Sculptor Kirsi Kaulanen (b. 1969) won a general competition organised by the State Artistic Committee for a sculpture for the Music Hall's Main Hall in 2010. Kaulanen's Gaia was assembled in August 2011, just before the opening of Musiikkitalo.
Gaia is named after the ancient Greek goddess of the earth. Fourteen metres long, 10 metres high and weighing 2 200 kilograms, the polished stainless steel sculpture is also visible through a window on Mannerheimintie. The work appears as a horn, a landscape or a rotating form. The connection to nature is created by the free-flowing form and the Finnish endangered plants depicted in the work. There are 28 different plant species on display.
Kirsi Kaulanen has illustrated the dual starting points of her sculpture by linking Gaia to both a real experience of nature and an abstract idea. The work relates to the experience of looking at the landscape from the top of a fellscape, which offers a 360-degree view.
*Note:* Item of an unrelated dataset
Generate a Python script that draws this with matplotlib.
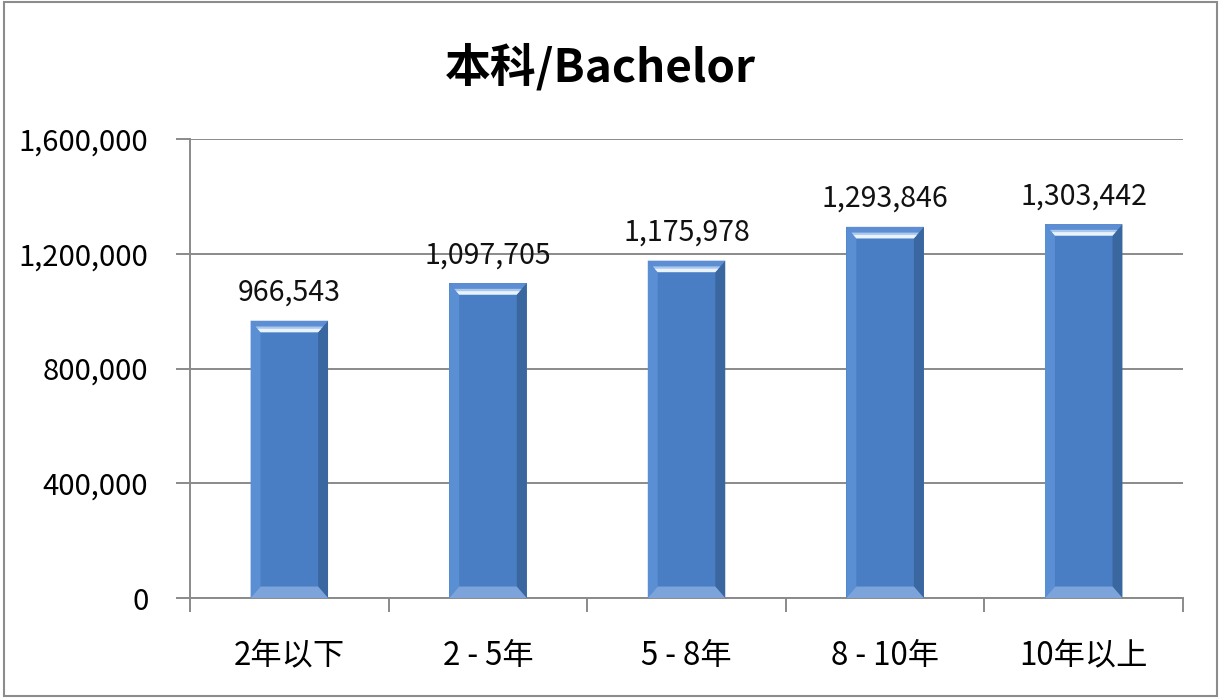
import matplotlib
matplotlib.use("Agg")
import matplotlib.pyplot as plt
from matplotlib.patches import Polygon, Rectangle
from matplotlib.ticker import FuncFormatter, FixedLocator

plt.rcParams['font.family'] = ['Noto Sans CJK SC', 'DejaVu Sans']

categories = ["2年以下", "2 - 5年", "5 - 8年", "8 - 10年", "10年以上"]
salary = [966543, 1097705, 1175978, 1293846, 1303442]
title = "本科/Bachelor"

fig = plt.figure(figsize=(12.22, 7), dpi=100)
ax = fig.add_axes([0.1555, 0.1457, 0.8126, 0.6557])

# outer frame of the chart
fig.patches.append(Rectangle((0.003, 0.006), 0.993, 0.991, transform=fig.transFigure,
                             fill=False, edgecolor="#8c8c8c", linewidth=1.5))

x = range(len(categories))
bars = ax.bar(x, salary, width=0.39, color="#4a7ec4", zorder=3)

# bevel edges on each bar
dx = 0.05
dy = 40000
for b in bars:
    x0, w, h = b.get_x(), b.get_width(), b.get_height()
    x1 = x0 + w
    ax.add_patch(Polygon([(x0, h), (x0 + dx, h - dy), (x0 + dx, dy), (x0, 0)],
                         color="#5b8fd4", lw=0, zorder=4))
    ax.add_patch(Polygon([(x1, h), (x1 - dx, h - dy), (x1 - dx, dy), (x1, 0)],
                         color="#3a679f", lw=0, zorder=4))
    ax.add_patch(Polygon([(x0, 0), (x1, 0), (x1 - dx, dy), (x0 + dx, dy)],
                         color="#7ca3da", lw=0, zorder=4))
    ax.add_patch(Polygon([(x0, h), (x1, h), (x1 - dx, h - dy), (x0 + dx, h - dy)],
                         color="#5d8dd2", lw=0, zorder=4))
    ax.add_patch(Polygon([(x0 + dx * 0.5, h - dy * 0.5), (x1 - dx * 0.5, h - dy * 0.5),
                          (x1 - dx, h - dy), (x0 + dx, h - dy)],
                         color="#a9c8ee", lw=0, zorder=4))
    ax.add_patch(Polygon([(x0 + dx * 0.7, h - dy * 0.7), (x1 - dx * 0.7, h - dy * 0.7),
                          (x1 - dx, h - dy), (x0 + dx, h - dy)],
                         color="#eaf2fc", lw=0, zorder=4))
    ax.text(b.get_x() + w / 2, h + 97000, f"{h:,.0f}", ha="center", va="center",
            fontsize=20.5, color="#111111")

ax.set_xlim(-0.5, len(categories) - 0.5)
ax.set_ylim(0, 1600000)
ax.set_yticks([0, 400000, 800000, 1200000, 1600000])
ax.yaxis.set_major_formatter(FuncFormatter(lambda v, p: f"{v:,.0f}"))
ax.grid(axis="y", color="#8a8a8a", linewidth=1.4, zorder=0)

ax.set_xticks(list(x))
ax.set_xticklabels(categories, fontsize=22.5)
ax.xaxis.set_minor_locator(FixedLocator([i - 0.5 for i in range(len(categories) + 1)]))
ax.tick_params(axis="x", which="major", length=0, pad=30)
ax.tick_params(axis="x", which="minor", length=10, width=1.4, color="#8a8a8a")
ax.tick_params(axis="y", length=10, width=1.4, color="#8a8a8a", labelsize=21, pad=20)

for s in ["top", "right"]:
    ax.spines[s].set_visible(False)
for s in ["left", "bottom"]:
    ax.spines[s].set_color("#8a8a8a")
    ax.spines[s].set_linewidth(1.4)

fig.text(0.491, 0.903, title, ha="center", va="center", fontsize=33, fontweight="bold")

fig.savefig("out.png", dpi=100)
As you descend the slope of the mountain - or the steps of the Main Hall - the details of the landscape stand out: the delicate plants. On a more conceptual level, the sculpture explores the idea of an expanding form, which we know from mandalas or the expansion of a dripping drop of water.
Gaia is an intriguing public work because its organic form is emphasised alongside the reduced architecture. The work can be seen from several angles inside the building, transforming the experience as if you were walking through a landscape. The varying lighting design also emphasises the changing nature of the work.